According to solomon, The Kelly Strayhorn Theater is on the intersection of the wealthiest and poorest sections of Pittsburgh on East Liberty’s Penn Avenue. She strived to bring these two social classes together through the theater. When she expressed her vision to a program officer, they told her it would never occur.

“They told me, ‘People don’t socialize across racial lines in Pittsburgh,” she said. “I told them, ‘That’s too bad because that’s what I’m planning to do.’”

Before solomon’s involvement, the theater had closed numerous times for brief periods and struggled to find a dedicated director. According to solomon, the community wanted it to be a cultural hub, but no one knew how to do it. She had a specific goal to build a multi-racial, multi-class, international, family and queer-friendly program. During her time there, she achieved this by helping establish international dance festivals, as well as arts festivals curated for the LGBTQ community and people of color, including My People and Sun Star festivals.

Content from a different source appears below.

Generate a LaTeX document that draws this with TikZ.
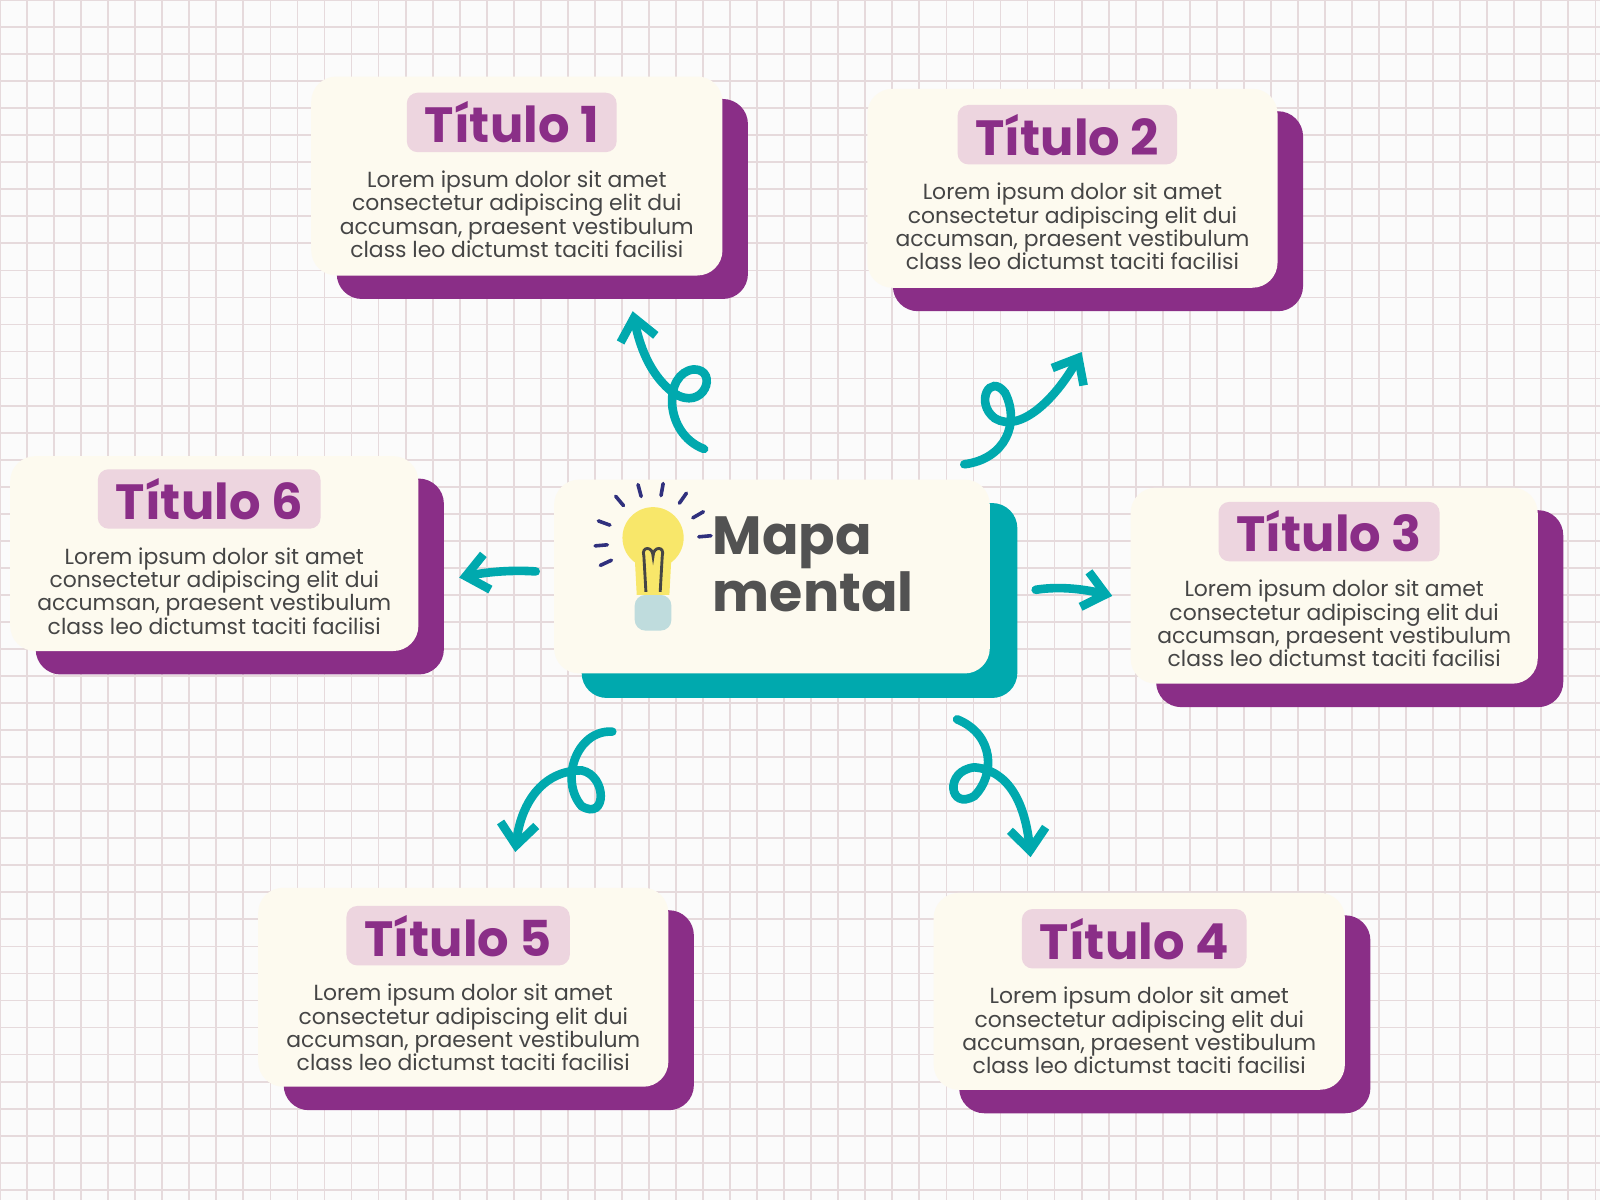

“I did not have this much gray hair when I started,” she said.

solomon said through the Kelly Strayhorn Theater, her cultural aspirations came to life. With her direction, the theater has expanded into the Alloy School — a theater that holds classes and performances — which is also located on Penn Avenue. She found partners to help with funding, which rose the budget from $300,000 from when she started, to $1.35 million at her departure. solomon implemented the “pay what makes you happy” motto at the theater for every performance to attract audiences of any income.

Despite these achievements, she said that she faced numerous obstacles along the way, such as acquiring funding and doubts from program directors and family members. Although she ultimately found success, solomon emphasized that her career was not a linear path.

“When you do a chronological storytelling, it makes things seem very linear, like it all fell into place,” solomon said. “On the one hand, you could look back at it that way. On the other hand, I’ve been navigating a series of events.” 

Quincy Bayer, a sophomore computer engineering major with a theater minor, attended the breakfast because of his interest in theater in Pittsburgh.

“It was interesting to see her take on the theater culture, how theater and the arts incorporate into downtown and the Pittsburgh area,” Bayer said. 

solomon said Pittsburgh is the perfect city for artists to experiment. 

“If you can make it in Pittsburgh, you can me it anywhere. It’s the right mix of skepticism, curiosity and knowledge,” solomon said.

Clare Stich, manager of constituent relations in the Honors College, said she resonated with janera’s honesty about her career path.

“I liked that she gave very specific examples of the obstacles she faced and how frankly, there are just some people who will not agree with you,” Stich said. “That’s something I think we can all stand to remember and how we should be strong in what we believe in.

When asked by an attendee what is next for her career, solomon laughed before responding.

“I’m open to the universe,” solomon said.